Jorge Zalamea (1905–1969) was an important Colombian writer, poet, and art critic. He is known for literary works, such as El gran Burundú Burundá ha muerto [The Great Burundú Burundá Has Died] (1952) and El sueño de las escalinatas [Dream of the Staircases] (1964), and essays, such as “Poesía ignorada y olvidada” [Poetry Ignored and Forgotten] (1965) and “Nueve artistas colombianos” [Nine Colombian Artists] (1941). In this book, he discusses the most emblematic Colombian artists of the early forties, analyzing their production on the basis of central aesthetic problems of the time, such as the languages of modernism, and the role of representation.

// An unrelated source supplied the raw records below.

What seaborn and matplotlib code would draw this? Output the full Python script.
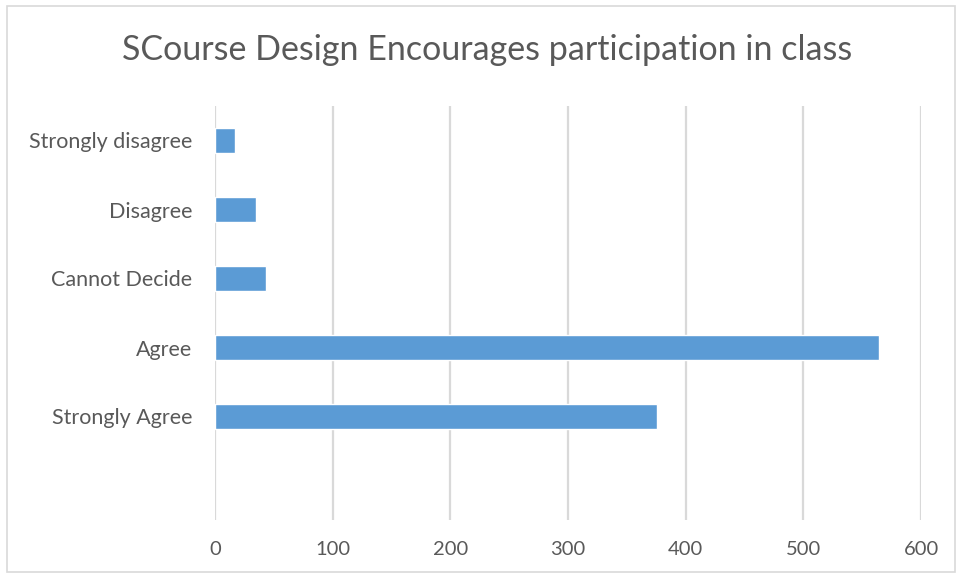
import matplotlib
matplotlib.use('Agg')
import matplotlib.pyplot as plt
import seaborn as sns
import pandas as pd
from matplotlib.patches import Rectangle

# Datos
categorias = ['Strongly disagree', 'Disagree', 'Cannot Decide', 'Agree', 'Strongly Agree']
respuestas = [17, 35, 43, 564, 376]
ticks_x = [0, 100, 200, 300, 400, 500, 600]

df = pd.DataFrame({'categoria': categorias, 'n': respuestas})

sns.set_theme(style='white')
plt.rcParams['font.family'] = ['Lato', 'DejaVu Sans']

gris_texto = '#595959'
azul = '#5b9bd5'

fig = plt.figure(figsize=(9.6, 5.78), dpi=100)
ax = fig.add_axes([215 / 960, 1 - 520 / 578, 706 / 960, 414 / 578])

sns.barplot(data=df, x='n', y='categoria', order=categorias, color=azul,
            saturation=1, width=0.35, ax=ax)

ax.set_xlim(0, 600)
ax.set_ylim(5.5, -0.5)
ax.set_xticks(ticks_x)
ax.set_xlabel('')
ax.set_ylabel('')
ax.grid(axis='x', color='#d9d9d9', linewidth=1.6)
ax.set_axisbelow(True)
for s in ax.spines.values():
    s.set_visible(False)
ax.tick_params(axis='y', length=0, labelsize=15.5, labelcolor=gris_texto, pad=16.5)
ax.tick_params(axis='x', length=0, labelsize=14.5, labelcolor=gris_texto, pad=15)

fig.text(487 / 960, 1 - 50 / 578, 'SCourse Design Encourages participation in class',
         ha='center', va='center', fontsize=24.5, color=gris_texto)

# Marco del área del gráfico
fig.patches.append(Rectangle((7 / 960, 6 / 578), 948 / 960, 566 / 578,
                             transform=fig.transFigure, fill=False,
                             edgecolor='#d9d9d9', linewidth=1.2))

fig.savefig('out.png', dpi=100)
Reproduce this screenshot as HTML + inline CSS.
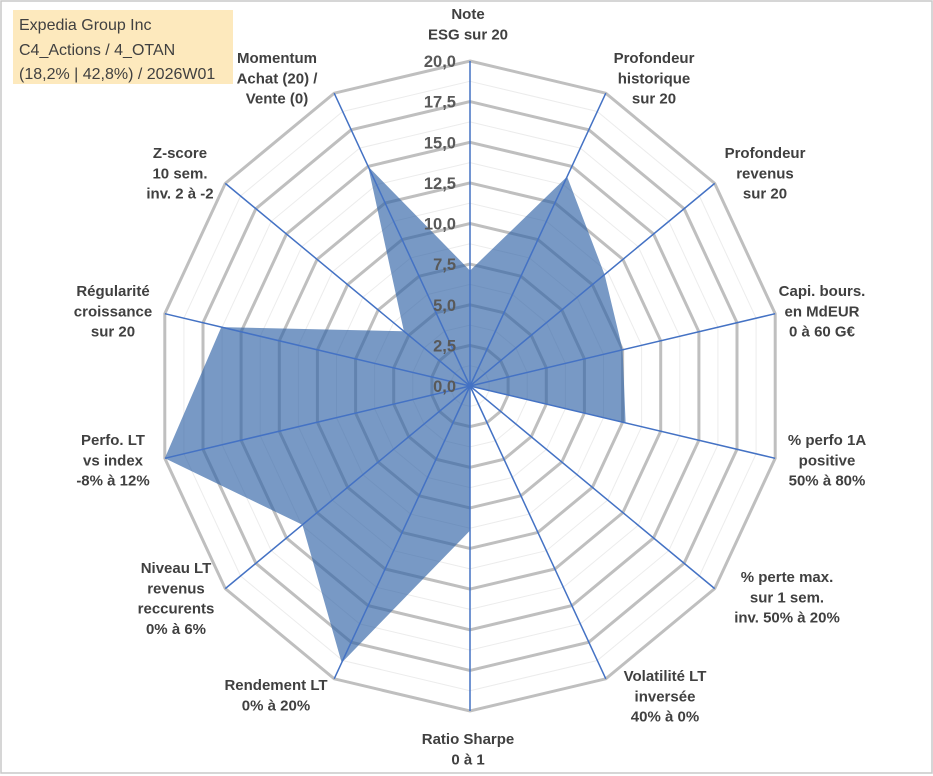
<!DOCTYPE html>
<html><head><meta charset="utf-8"><style>
html,body{margin:0;padding:0;background:#fff;}
#wrap{position:relative;width:933px;height:776px;overflow:hidden;}
svg text{font-family:"Liberation Sans",sans-serif;}
</style></head><body>
<div id="wrap">
<svg id="chart" width="933" height="776" viewBox="0 0 933 776">
<rect x="1" y="1" width="931" height="772" fill="#fff" stroke="#c8c8c8" stroke-width="1.5"/>
<g id="grid"></g>
<g id="series"></g>
<g id="axes"></g>
<g id="ticks"></g>
<g id="labels"></g>
<g>
<rect x="13" y="10" width="220" height="74" fill="#fde9bd"/>
<text x="19" y="30" font-size="16" fill="#404040">Expedia Group Inc</text>
<text x="19" y="55" font-size="16" fill="#404040">C4_Actions / 4_OTAN</text>
<text x="19" y="79" font-size="16" fill="#404040">(18,2% | 42,8%) / 2026W01</text>
</g>
</svg>
</div>
<script>
const categories = [
 ["Note","ESG sur 20"],
 ["Profondeur","historique","sur 20"],
 ["Profondeur","revenus","sur 20"],
 ["Capi. bours.","en MdEUR","0 à 60 G€"],
 ["% perfo 1A","positive","50% à 80%"],
 ["% perte max.","sur 1 sem.","inv. 50% à 20%"],
 ["Volatilité LT","inversée","40% à 0%"],
 ["Ratio Sharpe","0 à 1"],
 ["Rendement LT","0% à 20%"],
 ["Niveau LT","revenus","reccurents","0% à 6%"],
 ["Perfo. LT","vs index","-8% à 12%"],
 ["Régularité","croissance","sur 20"],
 ["Z-score","10 sem.","inv. 2 à -2"],
 ["Momentum","Achat (20) /","Vente (0)"]
];
const values = [7.1, 14.3, 11, 10, 10.2, 0, 0, 8.9, 18.9, 13.7, 20, 16.3, 5.4, 15];
const tickValues = [0, 2.5, 5, 7.5, 10, 12.5, 15, 17.5, 20];
const tickLabels = ["0,0","2,5","5,0","7,5","10,0","12,5","15,0","17,5","20,0"];
const minorTicks = [1.25, 3.75, 6.25, 8.75, 11.25, 13.75, 16.25, 18.75];

// label layout (center x, first-line center y) — layout only
const labelLayout = [[468,14],[654,58],[765,153],[822,291],[827,440],[787,577],[665,676],[468,739],[276,685],[176,568],[113,440],[113,291],[180,153],[277,58]];

const NS="http://www.w3.org/2000/svg";
const cx=470, cy=386, rx=313, ry=325, vmax=20, N=categories.length;
function ang(i){return i*2*Math.PI/N;}
function px(i,v){return cx+rx*(v/vmax)*Math.sin(ang(i));}
function py(i,v){return cy-ry*(v/vmax)*Math.cos(ang(i));}
function mk(tag,parent){const e=document.createElementNS(NS,tag);document.getElementById(parent).appendChild(e);return e;}
function ring(v){let s=[];for(let i=0;i<N;i++)s.push(px(i,v).toFixed(1)+","+py(i,v).toFixed(1));return s.join(" ");}

minorTicks.forEach(v=>{
 const p=mk("polygon","grid");
 
 
 p.setAttribute("points",ring(v));p.setAttribute("fill","none");p.setAttribute("stroke","#ececec");p.setAttribute("stroke-width","1");
});
tickValues.forEach(v=>{
 if(v===0)return;
 const p=mk("polygon","grid");
 
 
 p.setAttribute("points",ring(v));p.setAttribute("fill","none");p.setAttribute("stroke","#bfbfbf");p.setAttribute("stroke-width","3");
});

let pts=[];
values.forEach((v,i)=>pts.push(px(i,v).toFixed(1)+","+py(i,v).toFixed(1)));
const area=mk("polygon","series");


area.setAttribute("points",pts.join(" "));area.setAttribute("fill","#2f62a6");area.setAttribute("fill-opacity","0.65");

for(let i=0;i<N;i++){
 const l=mk("line","axes");
 
 
 l.setAttribute("x1",cx);l.setAttribute("y1",cy);l.setAttribute("x2",px(i,vmax));l.setAttribute("y2",py(i,vmax));
 l.setAttribute("stroke","#4472c4");l.setAttribute("stroke-width","1.5");
}

tickValues.forEach((v,k)=>{
 const t=mk("text","ticks");
 
 
 t.setAttribute("x",cx-14);t.setAttribute("y",cy-ry*v/vmax+6);
 t.setAttribute("text-anchor","end");t.setAttribute("font-size","16.5");t.setAttribute("font-weight","bold");t.setAttribute("fill","#595959");
 t.textContent=tickLabels[k];
});

categories.forEach((lines,i)=>{
 const x=labelLayout[i][0], y0=labelLayout[i][1]+5, lh=20.3;
 const t=mk("text","labels");
 
 
 t.setAttribute("text-anchor","middle");t.setAttribute("font-size","15");t.setAttribute("font-weight","bold");t.setAttribute("fill","#404040");
 lines.forEach((ln,k)=>{
  const sp=document.createElementNS(NS,"tspan");
  sp.setAttribute("x",x);sp.setAttribute("y",y0+k*lh);sp.textContent=ln;t.appendChild(sp);
 });
});
</script>
</body></html>
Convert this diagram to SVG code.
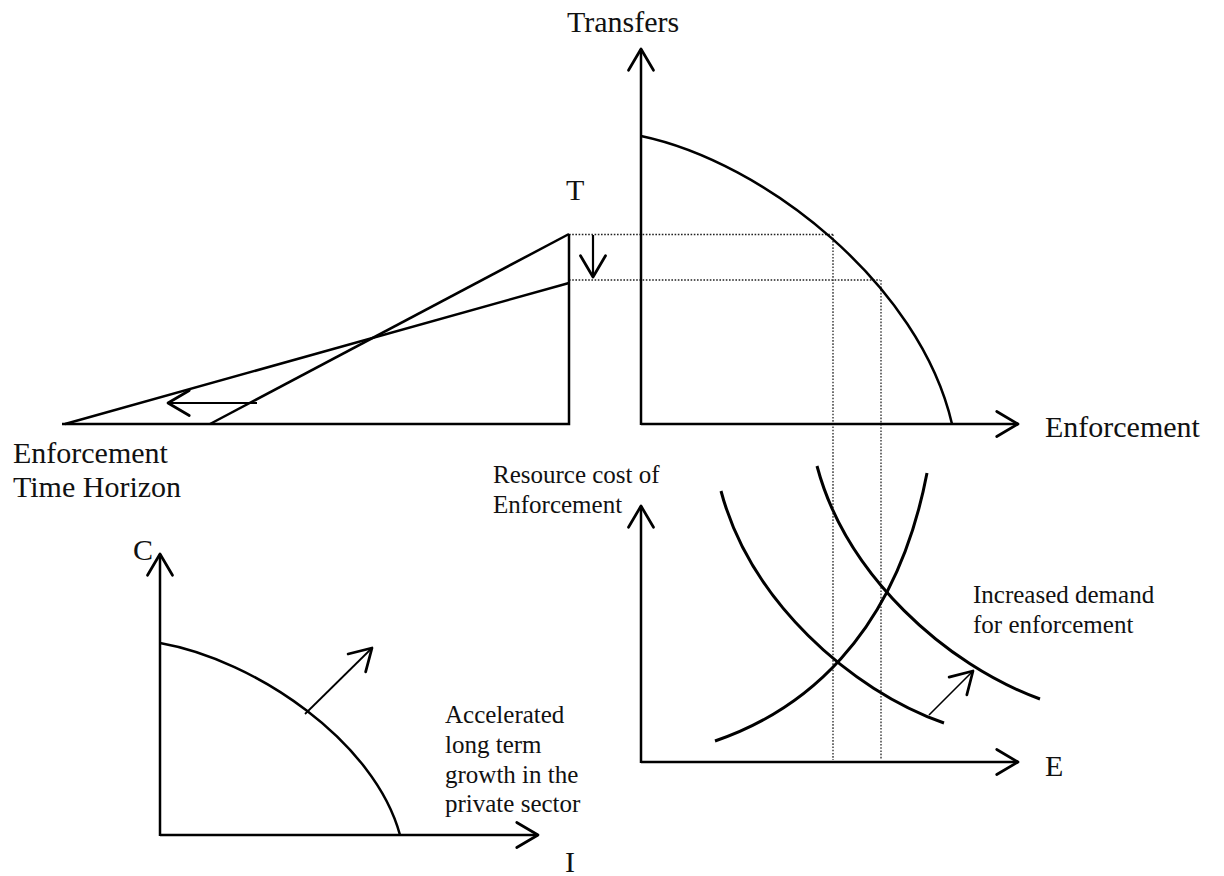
<svg xmlns="http://www.w3.org/2000/svg" width="1224" height="876" viewBox="0 0 1224 876">
<style>
.ax{fill:none;stroke:#000;stroke-width:2.5;}
.cv{fill:none;stroke:#000;stroke-width:2.5;}
.ar{fill:none;stroke:#000;stroke-width:2.2;marker-end:url(#chev);}
.thin{fill:none;stroke:#000;stroke-width:1.6;marker-end:url(#chev);}
.dot{fill:none;stroke:#222;stroke-width:1.3;stroke-dasharray:1.6 1.6;}
.big{font-family:"Liberation Serif","Times New Roman",serif;font-size:30px;fill:#111;}
.sm{font-family:"Liberation Serif","Times New Roman",serif;font-size:25px;fill:#111;}
</style>
<defs>
<marker id="chev" markerUnits="userSpaceOnUse" markerWidth="30" markerHeight="30" viewBox="-20 -12 22 24" refX="0" refY="0" orient="auto">
<path d="M-17,-10 L0,0 L-17,10" fill="none" stroke="#000" stroke-width="2.2" stroke-linejoin="round" stroke-linecap="round"/>
</marker>
</defs>
<rect width="1224" height="876" fill="#fff"/>

<g id="connectors">
<path class="dot" d="M569,234.5 H833 M569,280 H880 M833,234.5 V760 M881,280 V760"/>
</g>

<g id="transfers-panel">
<path class="ax" d="M641,425 V49" marker-end="url(#chev)"/>
<path class="ax" d="M641,424 H1018" marker-end="url(#chev)"/>
<path class="cv" d="M641,136 C765,162 920,285 952,424"/>
<text class="big" x="567" y="32">Transfers</text>
<text class="big" x="1045" y="437">Enforcement</text>
</g>

<g id="time-horizon-panel">
<path class="ax" d="M62,424 H569 V234"/>
<path class="cv" d="M65,424 L569,283"/>
<path class="cv" d="M210,424 L569,234"/>
<path class="ar" d="M257,403 H168"/>
<path class="ar" d="M593,235 V277"/>
<text class="big" x="566" y="200">T</text>
<text class="big" x="13" y="463">Enforcement</text>
<text class="big" x="13" y="497">Time Horizon</text>
</g>

<g id="cost-panel">
<path class="ax" d="M641,763 V506" marker-end="url(#chev)"/>
<path class="ax" d="M641,762 H1018" marker-end="url(#chev)"/>
<path class="cv" d="M715,741 C800,712 895,640 927,473" style="stroke-width:3"/>
<path class="cv" d="M721,491 C750,600 850,690 944,723" style="stroke-width:3"/>
<path class="cv" d="M817,466 C846,575 946,665 1040,699" style="stroke-width:3"/>
<path class="thin" d="M929,715 L973,671"/>
<text class="sm" x="493" y="483">Resource cost of</text>
<text class="sm" x="493" y="513">Enforcement</text>
<text class="sm" x="973" y="603">Increased demand</text>
<text class="sm" x="973" y="633">for enforcement</text>
<text class="big" x="1045" y="776">E</text>
</g>

<g id="growth-panel">
<path class="ax" d="M160,836 V554" marker-end="url(#chev)"/>
<path class="ax" d="M160,835 H538" marker-end="url(#chev)"/>
<path class="cv" d="M160,643 C256,660 375,742 400,835"/>
<path class="ar" d="M305,714 L372,648" style="stroke-width:1.8"/>
<text class="big" x="133" y="560">C</text>
<text class="big" x="565" y="872">I</text>
<text class="sm" x="445" y="723">Accelerated</text>
<text class="sm" x="445" y="753">long term</text>
<text class="sm" x="445" y="783">growth in the</text>
<text class="sm" x="445" y="812">private sector</text>
</g>
</svg>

In the early forties, Colombian art was looking inward. A number of creators from the generation active at that time defended Americanism and Indianism, and Zalamea selected nine such artists for this book: Luis Alberto Acuña Tapias (1904–1984), Gonzalo Ariza (1912–1995), Ramón Barba Guichard (1894–1964), Carlos Reyes Gutiérrez (b. 1907), Sergio Trujillo Magnenat (1911–1999), Pedro Nel Gómez (1899–1984), Ignacio Gómez Jaramillo (1910–1970), José Domingo Rodríguez (1895–1968), and Josefina Albarracín de Barba (1910–2007). Zalamea’s selection illustrates his interest in exploring recent art.
It was not for a few years until Colombia came into contact with modern art. In 1940, the Salón Nacional de Artistas [National Artists’ Salon] began as an attempt to modernize art in the country. Zalamea’s far-reaching criticism of the Colombian cultural scene attests to an awareness of change, as well as the displeasure of some intellectuals at the academicism that continued to dominate the art establishment. Significantly, Zalamea addresses the most common fallacies of criticism related to using ethical and political criteria to assess art. Without criticism of the sort formulated by Zalamea, the modernization of Colombian art and art criticism that took place in the forties and fifties would not have been possible.